INSTRUCTIONS TO FOLLOW: Lines from the one containing "Output the Python" to the one containing "from matplotlib.ticker import", both lines included, are to be extracted exactly from the data below; pictures are excluded.

DATA SHOWN:
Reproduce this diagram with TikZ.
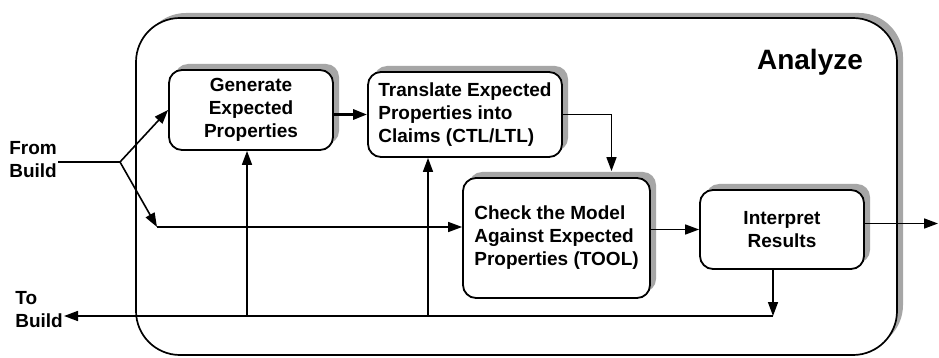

---

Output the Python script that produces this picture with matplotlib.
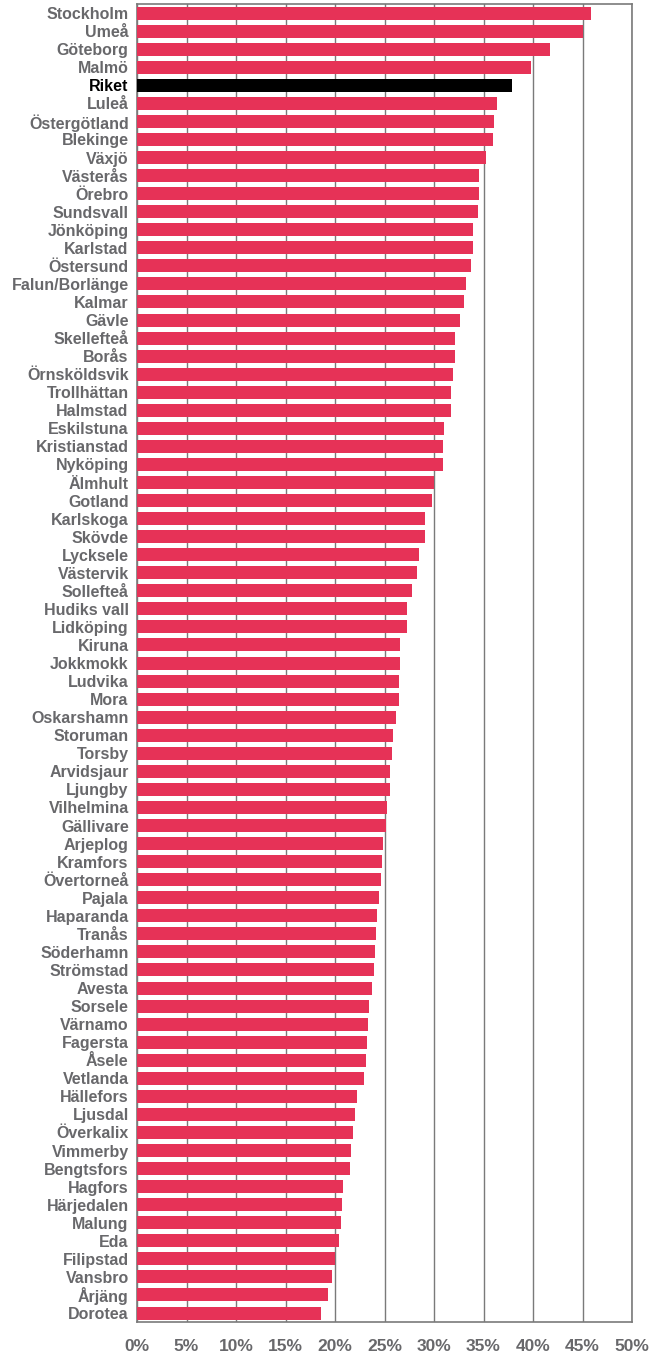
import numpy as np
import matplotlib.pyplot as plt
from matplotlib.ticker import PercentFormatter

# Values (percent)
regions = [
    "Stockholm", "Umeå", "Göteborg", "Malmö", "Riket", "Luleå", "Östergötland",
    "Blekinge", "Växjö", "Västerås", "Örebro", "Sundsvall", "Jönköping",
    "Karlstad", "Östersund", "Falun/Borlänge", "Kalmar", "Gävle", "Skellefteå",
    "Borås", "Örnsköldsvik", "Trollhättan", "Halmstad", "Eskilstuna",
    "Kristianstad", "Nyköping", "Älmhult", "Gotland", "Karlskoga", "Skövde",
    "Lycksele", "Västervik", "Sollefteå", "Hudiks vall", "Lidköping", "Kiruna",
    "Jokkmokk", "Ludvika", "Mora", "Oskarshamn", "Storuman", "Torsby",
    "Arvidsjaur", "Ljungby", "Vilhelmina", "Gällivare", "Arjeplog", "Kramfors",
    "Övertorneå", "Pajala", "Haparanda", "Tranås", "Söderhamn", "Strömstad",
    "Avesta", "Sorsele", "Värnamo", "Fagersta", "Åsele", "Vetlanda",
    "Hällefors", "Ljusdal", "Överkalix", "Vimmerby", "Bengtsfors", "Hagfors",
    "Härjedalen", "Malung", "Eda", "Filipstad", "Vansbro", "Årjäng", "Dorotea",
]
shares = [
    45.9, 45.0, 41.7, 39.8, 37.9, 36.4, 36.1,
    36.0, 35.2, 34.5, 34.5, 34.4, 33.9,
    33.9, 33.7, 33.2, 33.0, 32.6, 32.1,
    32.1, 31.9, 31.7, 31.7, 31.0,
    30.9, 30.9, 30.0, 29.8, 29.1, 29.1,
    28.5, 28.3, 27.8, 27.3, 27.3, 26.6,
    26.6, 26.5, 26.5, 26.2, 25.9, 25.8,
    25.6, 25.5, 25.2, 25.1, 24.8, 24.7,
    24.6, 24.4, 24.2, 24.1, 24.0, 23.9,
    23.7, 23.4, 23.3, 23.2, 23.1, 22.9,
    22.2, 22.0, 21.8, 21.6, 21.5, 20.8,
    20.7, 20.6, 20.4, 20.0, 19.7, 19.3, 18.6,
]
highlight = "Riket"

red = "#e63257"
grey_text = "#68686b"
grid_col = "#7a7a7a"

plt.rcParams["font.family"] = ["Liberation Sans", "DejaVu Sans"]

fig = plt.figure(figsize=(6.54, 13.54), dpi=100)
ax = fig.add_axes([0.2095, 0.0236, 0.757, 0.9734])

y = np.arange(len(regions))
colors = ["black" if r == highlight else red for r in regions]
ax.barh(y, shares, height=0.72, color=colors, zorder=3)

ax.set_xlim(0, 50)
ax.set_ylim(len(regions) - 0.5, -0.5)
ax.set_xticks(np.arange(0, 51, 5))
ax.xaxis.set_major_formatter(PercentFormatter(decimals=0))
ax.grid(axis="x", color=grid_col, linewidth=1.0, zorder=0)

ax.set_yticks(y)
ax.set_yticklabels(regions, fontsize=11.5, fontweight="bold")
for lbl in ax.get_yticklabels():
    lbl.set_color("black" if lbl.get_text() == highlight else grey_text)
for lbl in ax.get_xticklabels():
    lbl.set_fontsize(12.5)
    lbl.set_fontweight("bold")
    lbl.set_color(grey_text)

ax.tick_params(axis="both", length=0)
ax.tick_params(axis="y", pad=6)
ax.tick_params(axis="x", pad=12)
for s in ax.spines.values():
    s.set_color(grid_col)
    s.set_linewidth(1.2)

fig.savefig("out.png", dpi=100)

EXERCISE RESULT:
Output the Python script that produces this picture with matplotlib.
import numpy as np
import matplotlib.pyplot as plt
from matplotlib.ticker import PercentFormatter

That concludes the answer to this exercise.